The most authentic version of Quebec’s soupe aux pois uses whole yellow peas, salt pork, and herbs for flavor. After cooking, the pork is usually chopped and returned to the soup, or sometimes removed to slice thinly and served separately.
Outside Francophone areas, pea soup is sometimes served with johnnycake. This is reflected in an old saying: “pea soup and johnnycake makes a Frenchman’s bellyache.”

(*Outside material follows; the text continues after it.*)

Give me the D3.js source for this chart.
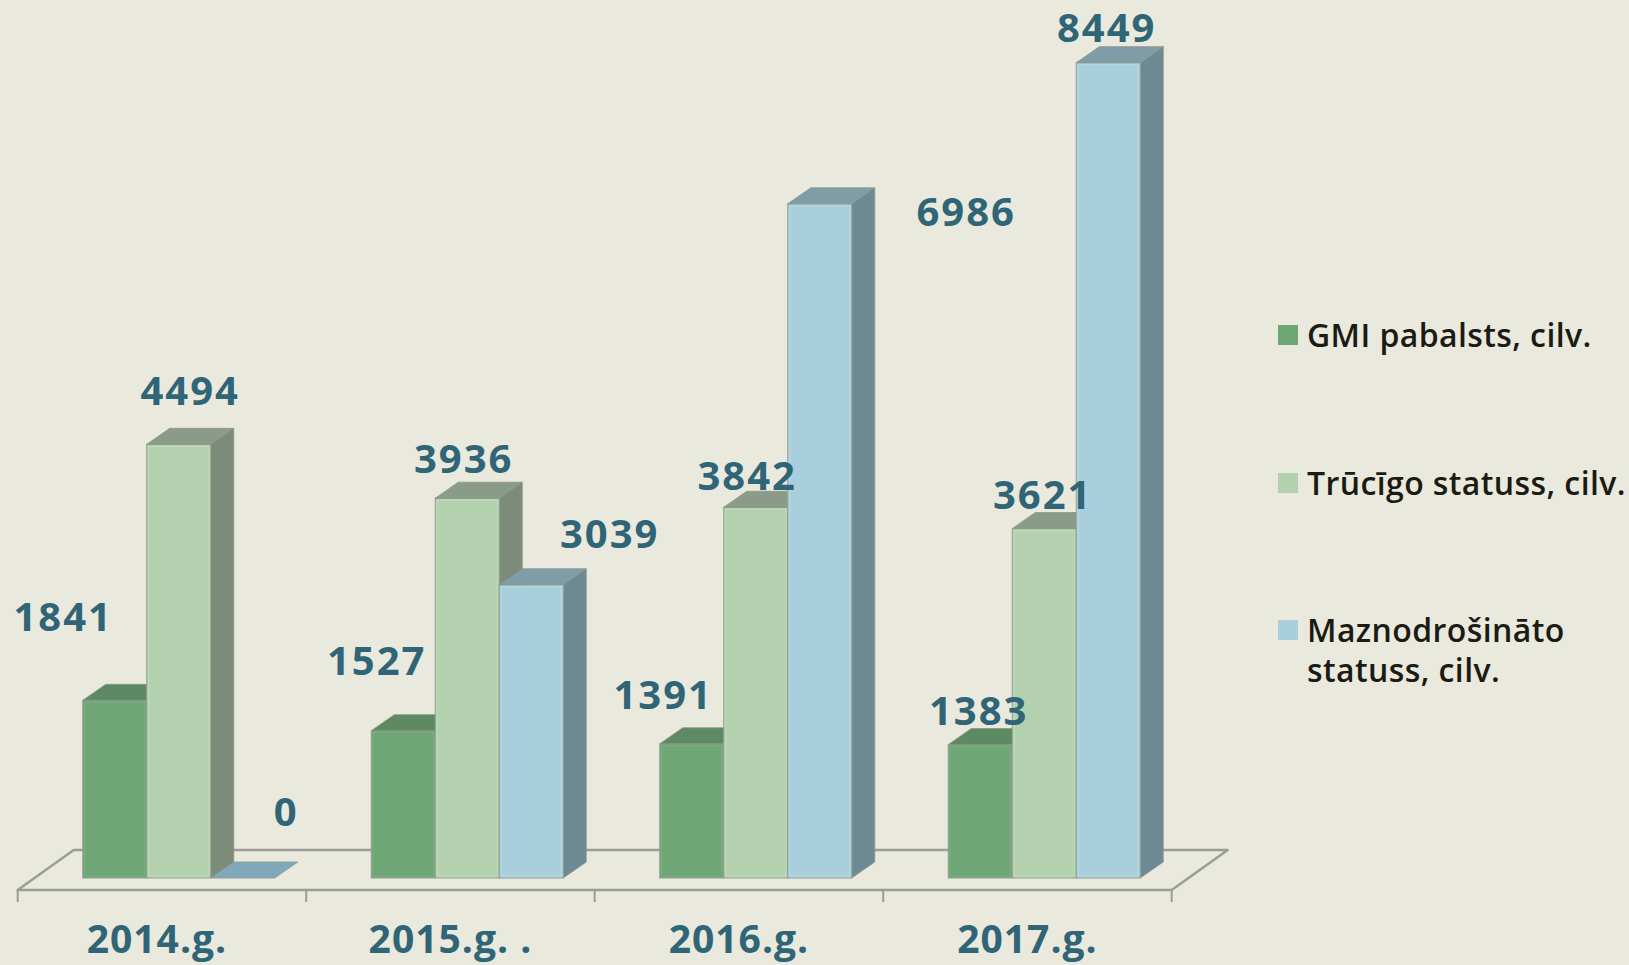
<!DOCTYPE html>
<html><head><meta charset="utf-8">
<script src="https://cdn.jsdelivr.net/npm/d3@7/dist/d3.min.js"></script>
<style>
html,body{margin:0;padding:0;background:#eae9de;}
svg{display:block;}
</style></head>
<body>
<svg id="chart" width="1629" height="965"></svg>
<script>
// ---- data ----
const categories = ["2014.g.", "2015.g. .", "2016.g.", "2017.g."];
const seriesNames = ["GMI pabalsts, cilv.", "Trūcīgo statuss, cilv.", "Maznodrošināto statuss, cilv."];
const gmi = [1841, 1527, 1391, 1383];
const trucigo = [4494, 3936, 3842, 3621];
const maznodr = [0, 3039, 6986, 8449];
const legendLines = [["GMI pabalsts, cilv."], ["Trūcīgo statuss, cilv."], ["Maznodrošināto", "statuss, cilv."]];

// ---- layout / style (not data) ----
const W = 1629, H = 965;
const floorFrontY = 890, floorBackY = 850, floorLeft = 17.7, floorRight = 1171.7;
const floorDX = 56, floorDY = 40;
const barDX = 23, barDY = 16;
const inset = (floorDY - barDY) / 2;           // 12
const baseY = floorFrontY - inset;             // 878
const groupWidth = 192;
const faceCols = [
  {front: "#6ea676", top: "#5e8a63", side: "#587d5d", edge: "#7fb487"},
  {front: "#b3d1af", top: "#8a9b88", side: "#7c8b7a", edge: "#c4dfc0"},
  {front: "#a9cfdc", top: "#7f9da6", side: "#6c8994", edge: "#bcdde7"}
];
// label nudges relative to the top-face centre [dx, dy] per series, per category
const labelNudge = [
  [[-63, -61], [-38, -48], [-40, -27], [-13, -12]],
  [[0, -31], [-15, -17], [-20, -9], [-13, -12]],
  [[32, -44], [67, -29], [135, 30], [-13, -13]]
];
const valueColor = "#2f6576";

const seriesValues = [gmi, trucigo, maznodr];

const svg = d3.select("#chart");
svg.append("rect").attr("width", W).attr("height", H).attr("fill", "#eae9de");

const x0 = d3.scaleBand().domain(categories).range([floorLeft, floorRight]).paddingInner(0).paddingOuter(0);
const x1 = d3.scaleBand().domain(d3.range(seriesNames.length)).range([0, groupWidth]);
const y = d3.scaleLinear().domain([0, 9000]).range([baseY, baseY - 9000 * 0.0965]);

// floor
const floorG = svg.append("g");
floorG.append("path")
  .attr("d", `M${floorLeft},${floorFrontY} L${floorLeft + floorDX},${floorBackY} L${floorRight + floorDX},${floorBackY} L${floorRight},${floorFrontY} Z`)
  .attr("fill", "none").attr("stroke", "#9d9d98").attr("stroke-width", 2.5).attr("stroke-linejoin", "round");
const tickXs = categories.map(c => x0(c)).concat([floorRight]);
floorG.selectAll("line.tick").data(tickXs).join("line")
  .attr("x1", d => d).attr("x2", d => d)
  .attr("y1", floorFrontY).attr("y2", floorFrontY + 12)
  .attr("stroke", "#9d9d98").attr("stroke-width", 2);

// bars
const barsG = svg.append("g");
categories.forEach((cat, ci) => {
  const gx = x0(cat) + inset * (floorDX / floorDY) + (x0.bandwidth() - groupWidth) / 2;
  seriesValues.forEach((vals, si) => {
    const v = vals[ci];
    const xl = gx + x1(si), xr = xl + x1.bandwidth();
    const yt = y(v), yb = y(0);
    const c = faceCols[si];
    const g = barsG.append("g");
    if (v > 0) {
      g.append("path")
        .attr("d", `M${xr},${yt} L${xr + barDX},${yt - barDY} L${xr + barDX},${yb - barDY} L${xr},${yb} Z`)
        .attr("fill", c.side).attr("stroke", "#8d948a").attr("stroke-width", 0.8);
      g.append("rect").attr("x", xl).attr("y", yt).attr("width", xr - xl).attr("height", yb - yt)
        .attr("fill", c.front).attr("stroke", "#93a091").attr("stroke-width", 1);
      g.append("rect").attr("x", xl + 2).attr("y", yt + 2).attr("width", xr - xl - 4).attr("height", yb - yt - 4)
        .attr("fill", "none").attr("stroke", c.edge).attr("stroke-width", 1.2).attr("opacity", 0.6);
    }
    g.append("path")
      .attr("d", `M${xl},${yt} L${xl + barDX},${yt - barDY} L${xr + barDX},${yt - barDY} L${xr},${yt} Z`)
      .attr("fill", v > 0 ? c.top : "#7fa9ba").attr("stroke", "#8d948a").attr("stroke-width", 0.8);
  });
});

// value labels
const labelG = svg.append("g");
categories.forEach((cat, ci) => {
  const gx = x0(cat) + inset * (floorDX / floorDY) + (x0.bandwidth() - groupWidth) / 2;
  seriesValues.forEach((vals, si) => {
    const v = vals[ci];
    const cx = gx + x1(si) + x1.bandwidth() / 2 + barDX / 2;
    const cy = y(v) - barDY / 2;
    const n = labelNudge[si][ci];
    labelG.append("text")
      .attr("x", cx + n[0]).attr("y", cy + n[1])
      .attr("text-anchor", "middle")
      .attr("font-family", "'Open Sans', sans-serif").attr("font-weight", 700)
      .attr("font-size", 40).attr("letter-spacing", 2)
      .attr("fill", valueColor)
      .text(v);
  });
});

// category labels
svg.append("g").selectAll("text").data(categories).join("text")
  .attr("x", (d, i) => x0(d) + x0.bandwidth() / 2 + (i === 0 ? -5 : 0))
  .attr("y", 953)
  .attr("text-anchor", "middle")
  .attr("font-family", "'Open Sans', sans-serif").attr("font-weight", 700)
  .attr("font-size", 39).attr("letter-spacing", 1)
  .attr("fill", valueColor)
  .text(d => d);

// legend
const legendY = [347, 495, 642];
const legG = svg.append("g");
legendLines.forEach((lines, i) => {
  legG.append("rect").attr("x", 1278).attr("y", legendY[i] - 22).attr("width", 20).attr("height", 20)
    .attr("fill", faceCols[i].front);
  const t = legG.append("text").attr("x", 1307).attr("y", legendY[i])
    .attr("font-family", "'Open Sans', sans-serif").attr("font-size", 32).attr("font-weight", 600)
    .attr("letter-spacing", 0.4)
    .attr("fill", "#1b1b14");
  lines.forEach((ln, k) => {
    t.append("tspan").attr("x", 1307).attr("dy", k === 0 ? 0 : 40).text(ln);
  });
});
</script>
</body></html>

Canadian-Style Yellow Split-Pea Soup
(with Smoked Beer)
3 bottles – Schlenkerla Wheat Smokebeer
32 oz. Box of Chicken Stock
½ lb. Bacon (chopped)
4 Tbsp. Fresh Parsley (chopped)
2 large White Onions (diced),
2 Cups – Carrots, Celery, Parsnips and Rutabaga (equal amounts of each, chopped),
1 – Smoked Pork Neck Bone (1.77 lb./$4.05),
1 – Smoked Pork Ham Hock(1.51 lb./$3.46),
2 lb. (One Bag) – Yellow Split Peas
The ingredients. Clockwise from 1200: Schlenkerla Wheat Smokebeer (two unopened), 32 oz., one box of chicken stock, one bottle of Schlenkerla Wheat Smokebeer (less 16 ounces for “tasting notes”), one-pint glass of Schlenkerla Wheat Smokebeer (less four ounces for “Tasting Notes”)*, one half pound bacon (chopped), four tablespoons of chopped fresh Parsley, two large white onions (diced), two cups of carrots, celery, parsnips, and rutabaga (equal amounts of each, chopped), smoked pork neck bones (1.77 lb./$4.05), smoked pork ham hock (1.51 lb./$3.46), in the middle is two pounds of yellow split-peas. On the range, the top is an 8-quart stock-pot, and a sizeable stirring spoon.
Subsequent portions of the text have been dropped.